The Three Rounds of Mauritanian Tea: What Each One Actually Means


Anyone who’s spent more than an afternoon in Nouakchott has been handed a small glass of foaming green tea. Refuse the second, and you’ve made a quiet social mistake. Refuse the third, and you’ve likely confused your host. The atay ritual isn’t a single drink — it’s three, served in sequence, and each glass carries its own meaning that gets repeated across generations without ever being formally explained.

I’ve been asking friends, market vendors, and a few elderly tea makers in Boutilimit and Atar what the three rounds actually represent. The answers vary, but the pattern is consistent enough to write down.

The first glass: bitter as life

The first round is brewed strong. Loose Chinese gunpowder green tea — usually a brand like 41022 that’s been imported through Senegalese ports for decades — gets boiled hard in a small enamel pot, then poured back and forth between glasses to build foam. Sugar gets added, but not enough to mask the tannic bite.

People will tell you this glass represents life’s harshness. Whether that’s something every drinker actively contemplates is another question. Mostly it just tastes strong, and it wakes you up. But the framing matters. Tea here isn’t comfort food. It’s a small ceremony with implied weight.
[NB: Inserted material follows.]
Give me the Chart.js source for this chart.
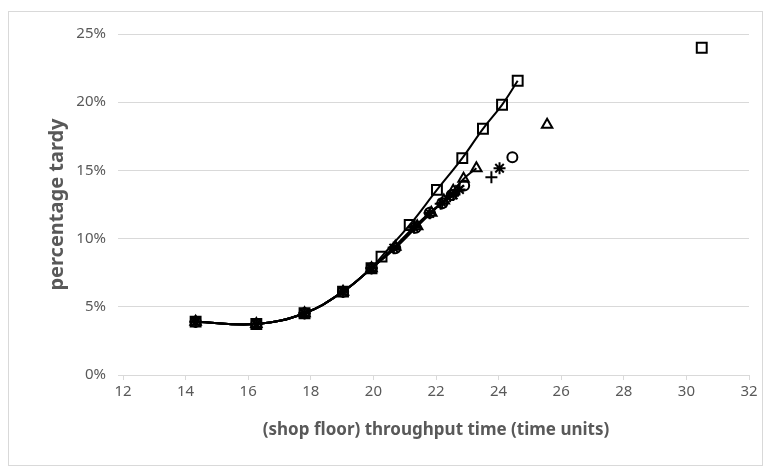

The pouring itself takes practice. Good tea makers raise the pot a foot above the glass to aerate the liquid and produce the thick foam (called kechba) that sits on top. A glass without proper foam gets quietly judged.

The second glass: sweet as love

The same leaves get reused, but more sugar goes in and the brew sits longer. The bitterness softens. By the second round, the conversation has usually loosened too — you’ve been sitting on the mat for forty minutes at minimum, and whatever the original purpose of the visit was, it’s been thoroughly digressed from.

The metaphor of love for the second glass shows up in interviews and ethnographies going back decades. The French anthropologist Pierre Bonte documented variations of it in his work on Saharan social structures, and you can still hear the same line repeated by tea makers who’ve never read a word of academic writing on their own culture. Oral transmission keeps the meaning alive without needing institutional support.

The third glass: gentle as death

The third pour is the sweetest and weakest. The leaves are nearly spent, and the water has had to do most of the work. People sometimes describe it as the glass of farewell — the signal that the visit is winding down, that the host has fulfilled their obligation, that the guest can now leave without offense.

Calling death “gentle” sounds odd in English. In Hassaniya Arabic the phrasing carries less drama. It’s more like a soft conclusion than a morbid pronouncement. The third glass is when business actually gets discussed, oddly enough. By that point, both parties have settled into each other’s presence, and direct talk no longer feels rushed.

What’s changing in 2026

The ritual is under quiet pressure, mostly from time. Younger Mauritanians working in Nouakchott’s expanding service economy don’t always have ninety minutes for a proper tea session. I’ve noticed more people skipping straight to a single sweetened glass, or buying pre-packaged tea bags from the supermarket — a small but real shift from the loose-leaf tradition.

There’s also been a price squeeze on imported Chinese gunpowder. According to recent FAO commodity tracking, green tea import costs across West Africa have climbed steadily since 2023, partly due to shipping changes and partly because Chinese domestic demand has tightened export volumes. Households that used to brew three full rounds are sometimes stretching the leaves to two and a half, or hosting fewer sessions per week.

But the ritual hasn’t collapsed. Walk through any neighborhood in Nouakchott or any small town in the Trarza region in the late afternoon and you’ll see groups of men — and increasingly mixed groups, in younger urban settings — settled around a small charcoal brazier with the pot balanced on top. The mint sprigs go in. The foam gets built. The first bitter glass arrives.

Why outsiders should care

Tea here isn’t a beverage choice. It’s the actual fabric of how social time gets organized. Business deals, marriage negotiations, political conversations, family disputes — they all happen across three glasses on a mat, not across a desk. Understanding atay is closer to understanding the structure of Mauritanian sociability than learning the language is, in some ways. You can speak fluent Hassaniya and still misread the room if you don’t know that leaving after the first glass is a kind of insult.

For travelers passing through, the simplest advice is this: when you’re offered tea, sit down. Cancel whatever you thought was next. The three glasses will take as long as they take, and the conversation that emerges from them is usually the reason you came in the first place, even if you didn’t know it yet.